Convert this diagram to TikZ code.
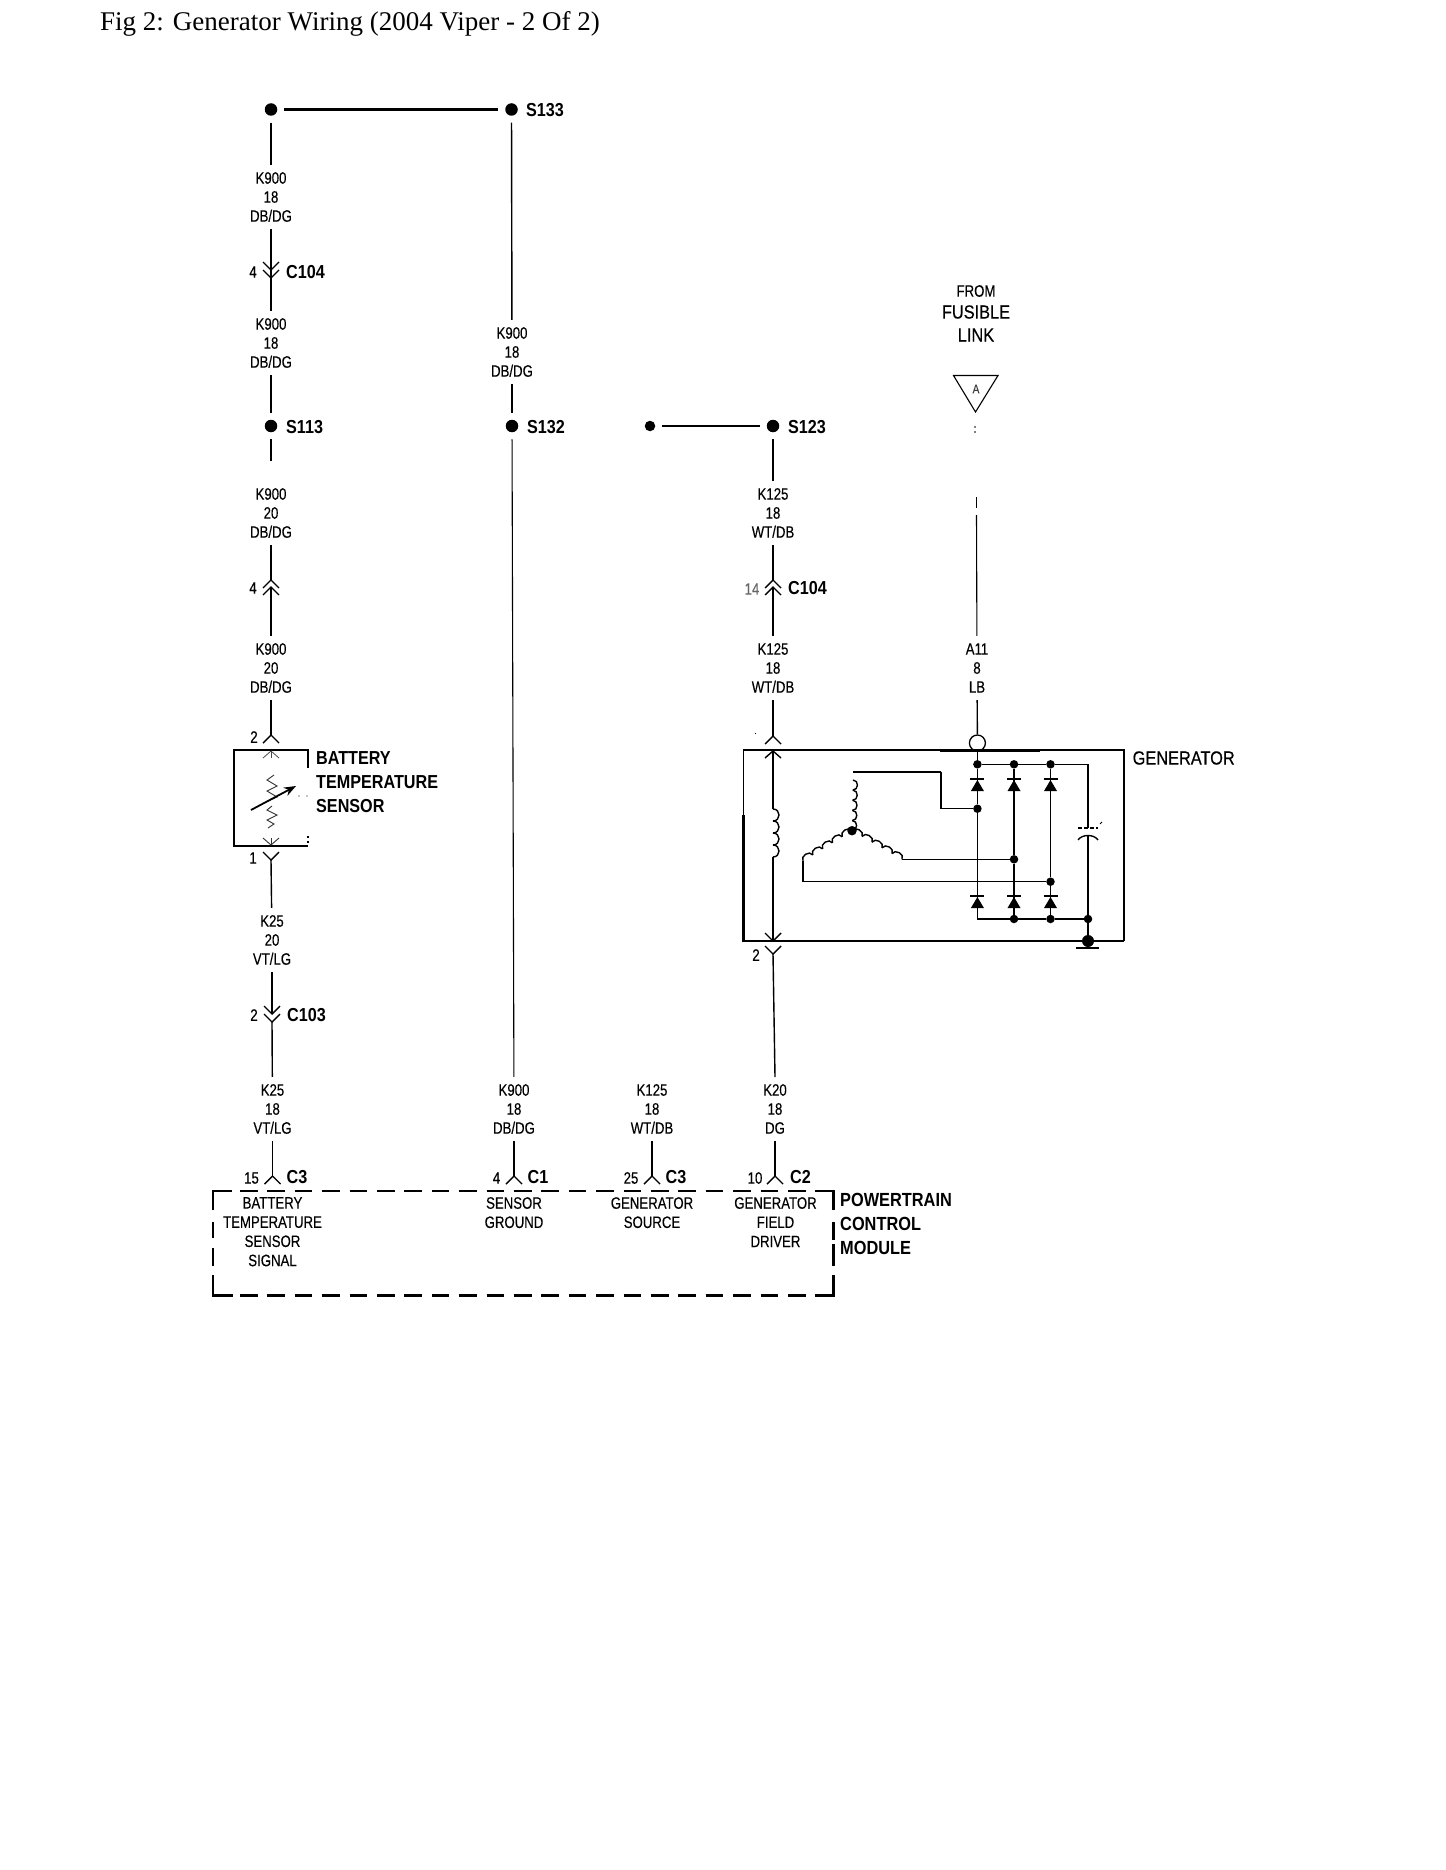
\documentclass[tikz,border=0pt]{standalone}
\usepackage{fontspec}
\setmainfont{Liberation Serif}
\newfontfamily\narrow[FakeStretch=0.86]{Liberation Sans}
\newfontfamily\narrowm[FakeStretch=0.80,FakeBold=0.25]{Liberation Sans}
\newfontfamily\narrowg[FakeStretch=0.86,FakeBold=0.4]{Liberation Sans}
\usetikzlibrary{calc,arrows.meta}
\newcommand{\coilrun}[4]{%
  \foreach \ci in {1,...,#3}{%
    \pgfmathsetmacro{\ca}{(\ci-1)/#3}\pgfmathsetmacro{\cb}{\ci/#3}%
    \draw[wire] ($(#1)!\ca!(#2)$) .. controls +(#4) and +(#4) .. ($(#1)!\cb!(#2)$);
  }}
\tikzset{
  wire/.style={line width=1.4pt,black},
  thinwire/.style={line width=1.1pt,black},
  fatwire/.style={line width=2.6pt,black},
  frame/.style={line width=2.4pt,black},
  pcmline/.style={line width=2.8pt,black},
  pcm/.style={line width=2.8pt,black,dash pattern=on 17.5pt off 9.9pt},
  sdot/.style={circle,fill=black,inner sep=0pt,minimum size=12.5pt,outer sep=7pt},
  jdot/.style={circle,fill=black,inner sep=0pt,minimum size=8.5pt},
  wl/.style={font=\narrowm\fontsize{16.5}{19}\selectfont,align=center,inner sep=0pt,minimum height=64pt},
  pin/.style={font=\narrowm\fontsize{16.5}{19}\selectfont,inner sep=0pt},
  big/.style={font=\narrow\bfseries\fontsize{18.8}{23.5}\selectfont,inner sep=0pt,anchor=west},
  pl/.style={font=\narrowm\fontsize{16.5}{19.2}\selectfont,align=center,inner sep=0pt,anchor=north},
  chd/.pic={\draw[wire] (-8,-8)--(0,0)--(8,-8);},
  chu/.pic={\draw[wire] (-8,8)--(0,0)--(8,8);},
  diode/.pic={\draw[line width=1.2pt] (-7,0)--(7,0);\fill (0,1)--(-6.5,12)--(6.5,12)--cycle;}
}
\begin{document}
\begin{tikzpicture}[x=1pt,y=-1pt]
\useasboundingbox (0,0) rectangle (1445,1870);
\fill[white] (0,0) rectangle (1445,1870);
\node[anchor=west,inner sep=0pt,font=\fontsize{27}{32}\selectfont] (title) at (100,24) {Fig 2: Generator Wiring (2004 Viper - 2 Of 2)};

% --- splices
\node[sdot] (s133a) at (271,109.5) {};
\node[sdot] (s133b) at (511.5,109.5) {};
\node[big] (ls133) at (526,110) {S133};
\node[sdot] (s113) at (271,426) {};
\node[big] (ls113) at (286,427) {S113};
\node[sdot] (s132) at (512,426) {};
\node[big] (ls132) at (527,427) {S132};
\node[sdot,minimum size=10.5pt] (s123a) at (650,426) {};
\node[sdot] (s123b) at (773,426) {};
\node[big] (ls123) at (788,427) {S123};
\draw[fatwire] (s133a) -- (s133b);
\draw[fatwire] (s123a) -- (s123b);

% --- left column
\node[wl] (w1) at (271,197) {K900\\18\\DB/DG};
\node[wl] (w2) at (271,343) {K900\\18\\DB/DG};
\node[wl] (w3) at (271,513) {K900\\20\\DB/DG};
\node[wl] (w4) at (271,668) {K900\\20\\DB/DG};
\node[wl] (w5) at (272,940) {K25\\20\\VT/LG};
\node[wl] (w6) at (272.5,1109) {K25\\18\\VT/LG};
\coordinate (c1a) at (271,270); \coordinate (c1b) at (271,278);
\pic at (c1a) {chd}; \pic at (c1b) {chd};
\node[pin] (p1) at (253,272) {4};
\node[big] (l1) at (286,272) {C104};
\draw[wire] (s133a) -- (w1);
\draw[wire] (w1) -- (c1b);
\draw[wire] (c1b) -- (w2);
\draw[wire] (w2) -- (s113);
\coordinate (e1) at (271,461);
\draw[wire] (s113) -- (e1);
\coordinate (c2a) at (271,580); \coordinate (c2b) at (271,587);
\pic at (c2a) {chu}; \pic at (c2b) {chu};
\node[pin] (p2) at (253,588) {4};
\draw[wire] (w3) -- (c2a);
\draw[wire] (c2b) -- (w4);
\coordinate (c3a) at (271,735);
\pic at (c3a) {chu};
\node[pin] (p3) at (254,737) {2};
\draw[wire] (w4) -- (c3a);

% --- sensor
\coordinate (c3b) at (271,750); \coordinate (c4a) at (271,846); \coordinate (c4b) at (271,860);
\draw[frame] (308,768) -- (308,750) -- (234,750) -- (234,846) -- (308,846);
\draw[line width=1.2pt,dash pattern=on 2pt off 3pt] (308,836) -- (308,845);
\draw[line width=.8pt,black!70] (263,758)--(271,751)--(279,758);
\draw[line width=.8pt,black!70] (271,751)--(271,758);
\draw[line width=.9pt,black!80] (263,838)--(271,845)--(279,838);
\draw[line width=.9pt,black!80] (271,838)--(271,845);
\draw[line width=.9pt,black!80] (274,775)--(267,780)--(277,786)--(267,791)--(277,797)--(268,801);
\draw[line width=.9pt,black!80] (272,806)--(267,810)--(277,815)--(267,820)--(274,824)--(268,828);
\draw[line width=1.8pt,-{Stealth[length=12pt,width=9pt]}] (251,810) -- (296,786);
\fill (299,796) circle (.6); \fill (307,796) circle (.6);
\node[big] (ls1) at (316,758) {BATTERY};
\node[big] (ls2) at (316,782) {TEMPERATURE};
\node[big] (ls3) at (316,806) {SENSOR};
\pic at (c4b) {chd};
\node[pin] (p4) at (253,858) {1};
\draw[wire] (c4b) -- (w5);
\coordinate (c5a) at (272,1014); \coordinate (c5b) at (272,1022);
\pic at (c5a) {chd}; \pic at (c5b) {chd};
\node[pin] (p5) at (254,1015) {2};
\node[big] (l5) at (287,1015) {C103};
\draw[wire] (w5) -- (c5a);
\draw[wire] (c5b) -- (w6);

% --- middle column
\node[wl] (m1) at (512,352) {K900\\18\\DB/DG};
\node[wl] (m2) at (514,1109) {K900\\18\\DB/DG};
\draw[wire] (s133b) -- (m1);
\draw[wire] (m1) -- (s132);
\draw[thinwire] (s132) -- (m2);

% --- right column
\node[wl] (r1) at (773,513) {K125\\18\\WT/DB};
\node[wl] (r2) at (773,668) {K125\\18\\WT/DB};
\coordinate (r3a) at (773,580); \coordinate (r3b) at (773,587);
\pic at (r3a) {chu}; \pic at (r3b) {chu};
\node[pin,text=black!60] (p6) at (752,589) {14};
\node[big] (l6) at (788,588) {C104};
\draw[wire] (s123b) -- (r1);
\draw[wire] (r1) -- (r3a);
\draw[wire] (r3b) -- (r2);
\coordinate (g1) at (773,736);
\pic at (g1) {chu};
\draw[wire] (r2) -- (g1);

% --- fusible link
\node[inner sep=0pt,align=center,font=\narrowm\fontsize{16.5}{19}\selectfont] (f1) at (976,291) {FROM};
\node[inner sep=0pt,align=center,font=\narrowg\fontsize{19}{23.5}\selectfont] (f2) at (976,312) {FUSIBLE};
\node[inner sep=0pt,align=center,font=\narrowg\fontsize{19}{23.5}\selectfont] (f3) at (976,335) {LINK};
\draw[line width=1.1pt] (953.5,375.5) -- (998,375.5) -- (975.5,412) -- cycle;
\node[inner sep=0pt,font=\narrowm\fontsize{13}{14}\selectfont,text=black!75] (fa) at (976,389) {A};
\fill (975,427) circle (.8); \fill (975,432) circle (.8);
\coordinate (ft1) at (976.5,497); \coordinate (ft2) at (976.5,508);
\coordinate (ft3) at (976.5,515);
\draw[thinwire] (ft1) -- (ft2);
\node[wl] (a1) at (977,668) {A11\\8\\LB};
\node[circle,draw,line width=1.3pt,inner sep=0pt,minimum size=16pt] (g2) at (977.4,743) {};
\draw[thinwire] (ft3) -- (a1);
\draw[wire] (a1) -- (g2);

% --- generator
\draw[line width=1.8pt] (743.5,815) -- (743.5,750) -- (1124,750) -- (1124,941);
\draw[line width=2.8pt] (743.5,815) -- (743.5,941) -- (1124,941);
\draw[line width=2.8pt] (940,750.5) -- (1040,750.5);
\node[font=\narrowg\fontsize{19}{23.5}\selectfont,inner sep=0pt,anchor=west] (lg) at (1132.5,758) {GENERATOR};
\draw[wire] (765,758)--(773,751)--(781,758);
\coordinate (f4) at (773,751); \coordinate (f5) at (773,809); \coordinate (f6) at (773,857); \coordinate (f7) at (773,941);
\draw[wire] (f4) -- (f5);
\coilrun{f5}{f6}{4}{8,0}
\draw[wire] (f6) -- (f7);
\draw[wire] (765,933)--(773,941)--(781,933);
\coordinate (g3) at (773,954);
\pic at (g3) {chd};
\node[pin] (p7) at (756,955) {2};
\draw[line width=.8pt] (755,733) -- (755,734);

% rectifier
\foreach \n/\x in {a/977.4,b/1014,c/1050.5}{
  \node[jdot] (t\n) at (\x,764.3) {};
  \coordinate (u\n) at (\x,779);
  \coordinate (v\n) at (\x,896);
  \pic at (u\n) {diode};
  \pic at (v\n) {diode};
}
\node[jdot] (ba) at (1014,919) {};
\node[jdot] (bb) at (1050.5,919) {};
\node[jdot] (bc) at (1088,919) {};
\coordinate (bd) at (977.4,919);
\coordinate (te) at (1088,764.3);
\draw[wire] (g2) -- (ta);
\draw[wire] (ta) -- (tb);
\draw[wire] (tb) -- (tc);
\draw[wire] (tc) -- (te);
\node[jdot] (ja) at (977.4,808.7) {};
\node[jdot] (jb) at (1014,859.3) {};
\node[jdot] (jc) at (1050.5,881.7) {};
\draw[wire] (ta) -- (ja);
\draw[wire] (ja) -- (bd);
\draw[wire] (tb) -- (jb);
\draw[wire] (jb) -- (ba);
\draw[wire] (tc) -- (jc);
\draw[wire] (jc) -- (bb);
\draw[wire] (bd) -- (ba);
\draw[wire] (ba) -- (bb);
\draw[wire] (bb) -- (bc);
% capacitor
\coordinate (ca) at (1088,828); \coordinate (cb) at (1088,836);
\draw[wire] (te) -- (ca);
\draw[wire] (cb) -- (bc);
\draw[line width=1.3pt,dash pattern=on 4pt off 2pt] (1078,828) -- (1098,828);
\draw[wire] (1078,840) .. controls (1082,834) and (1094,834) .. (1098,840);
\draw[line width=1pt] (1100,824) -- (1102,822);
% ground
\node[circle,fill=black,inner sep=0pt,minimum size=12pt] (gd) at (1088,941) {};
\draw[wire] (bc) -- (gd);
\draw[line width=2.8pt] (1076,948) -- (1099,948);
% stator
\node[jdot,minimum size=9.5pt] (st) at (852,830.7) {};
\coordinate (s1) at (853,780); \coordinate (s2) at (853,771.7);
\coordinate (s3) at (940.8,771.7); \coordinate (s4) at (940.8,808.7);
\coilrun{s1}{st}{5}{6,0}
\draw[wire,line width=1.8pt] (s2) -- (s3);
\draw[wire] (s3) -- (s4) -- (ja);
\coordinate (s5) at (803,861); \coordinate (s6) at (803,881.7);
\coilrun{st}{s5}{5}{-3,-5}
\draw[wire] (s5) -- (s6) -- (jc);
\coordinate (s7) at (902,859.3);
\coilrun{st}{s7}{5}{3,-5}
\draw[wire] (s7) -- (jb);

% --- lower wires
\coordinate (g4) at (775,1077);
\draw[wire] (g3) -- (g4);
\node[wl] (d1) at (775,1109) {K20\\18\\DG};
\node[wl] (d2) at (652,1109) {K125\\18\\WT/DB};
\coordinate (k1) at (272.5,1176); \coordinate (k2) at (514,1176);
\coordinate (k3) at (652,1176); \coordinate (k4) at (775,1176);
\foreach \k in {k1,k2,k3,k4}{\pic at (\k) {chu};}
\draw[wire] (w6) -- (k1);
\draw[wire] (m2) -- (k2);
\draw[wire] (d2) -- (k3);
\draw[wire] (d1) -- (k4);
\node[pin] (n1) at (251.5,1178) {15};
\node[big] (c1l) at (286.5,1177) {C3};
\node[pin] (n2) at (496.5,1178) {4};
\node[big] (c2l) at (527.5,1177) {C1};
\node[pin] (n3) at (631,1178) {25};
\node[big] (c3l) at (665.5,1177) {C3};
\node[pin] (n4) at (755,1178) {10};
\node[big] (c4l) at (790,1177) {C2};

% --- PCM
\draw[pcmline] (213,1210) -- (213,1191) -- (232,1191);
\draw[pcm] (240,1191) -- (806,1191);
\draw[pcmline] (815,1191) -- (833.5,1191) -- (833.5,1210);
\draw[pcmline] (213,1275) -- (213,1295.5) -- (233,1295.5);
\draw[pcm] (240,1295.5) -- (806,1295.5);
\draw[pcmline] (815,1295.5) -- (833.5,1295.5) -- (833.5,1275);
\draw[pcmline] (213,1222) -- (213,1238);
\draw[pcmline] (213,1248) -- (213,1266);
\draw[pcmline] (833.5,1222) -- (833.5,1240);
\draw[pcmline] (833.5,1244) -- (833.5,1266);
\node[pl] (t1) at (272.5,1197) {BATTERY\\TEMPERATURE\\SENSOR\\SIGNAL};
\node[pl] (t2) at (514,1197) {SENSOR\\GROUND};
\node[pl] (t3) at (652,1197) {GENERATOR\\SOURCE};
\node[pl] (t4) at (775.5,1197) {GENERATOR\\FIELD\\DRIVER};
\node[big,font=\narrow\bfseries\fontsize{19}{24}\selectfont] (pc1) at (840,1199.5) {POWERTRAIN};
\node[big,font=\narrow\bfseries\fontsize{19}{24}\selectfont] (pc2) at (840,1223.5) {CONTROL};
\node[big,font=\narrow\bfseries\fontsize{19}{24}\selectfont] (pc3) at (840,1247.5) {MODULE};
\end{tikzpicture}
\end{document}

^^^^^^^^^^^^^^^^

▸ What is required
Exactly restate the lines from the beginning of the data through the line with "(title) at (100,24)", and no others, keeping pictures out.

▸ Complete response
Convert this diagram to TikZ code.
\documentclass[tikz,border=0pt]{standalone}
\usepackage{fontspec}
\setmainfont{Liberation Serif}
\newfontfamily\narrow[FakeStretch=0.86]{Liberation Sans}
\newfontfamily\narrowm[FakeStretch=0.80,FakeBold=0.25]{Liberation Sans}
\newfontfamily\narrowg[FakeStretch=0.86,FakeBold=0.4]{Liberation Sans}
\usetikzlibrary{calc,arrows.meta}
\newcommand{\coilrun}[4]{%
  \foreach \ci in {1,...,#3}{%
    \pgfmathsetmacro{\ca}{(\ci-1)/#3}\pgfmathsetmacro{\cb}{\ci/#3}%
    \draw[wire] ($(#1)!\ca!(#2)$) .. controls +(#4) and +(#4) .. ($(#1)!\cb!(#2)$);
  }}
\tikzset{
  wire/.style={line width=1.4pt,black},
  thinwire/.style={line width=1.1pt,black},
  fatwire/.style={line width=2.6pt,black},
  frame/.style={line width=2.4pt,black},
  pcmline/.style={line width=2.8pt,black},
  pcm/.style={line width=2.8pt,black,dash pattern=on 17.5pt off 9.9pt},
  sdot/.style={circle,fill=black,inner sep=0pt,minimum size=12.5pt,outer sep=7pt},
  jdot/.style={circle,fill=black,inner sep=0pt,minimum size=8.5pt},
  wl/.style={font=\narrowm\fontsize{16.5}{19}\selectfont,align=center,inner sep=0pt,minimum height=64pt},
  pin/.style={font=\narrowm\fontsize{16.5}{19}\selectfont,inner sep=0pt},
  big/.style={font=\narrow\bfseries\fontsize{18.8}{23.5}\selectfont,inner sep=0pt,anchor=west},
  pl/.style={font=\narrowm\fontsize{16.5}{19.2}\selectfont,align=center,inner sep=0pt,anchor=north},
  chd/.pic={\draw[wire] (-8,-8)--(0,0)--(8,-8);},
  chu/.pic={\draw[wire] (-8,8)--(0,0)--(8,8);},
  diode/.pic={\draw[line width=1.2pt] (-7,0)--(7,0);\fill (0,1)--(-6.5,12)--(6.5,12)--cycle;}
}
\begin{document}
\begin{tikzpicture}[x=1pt,y=-1pt]
\useasboundingbox (0,0) rectangle (1445,1870);
\fill[white] (0,0) rectangle (1445,1870);
\node[anchor=west,inner sep=0pt,font=\fontsize{27}{32}\selectfont] (title) at (100,24) {Fig 2: Generator Wiring (2004 Viper - 2 Of 2)};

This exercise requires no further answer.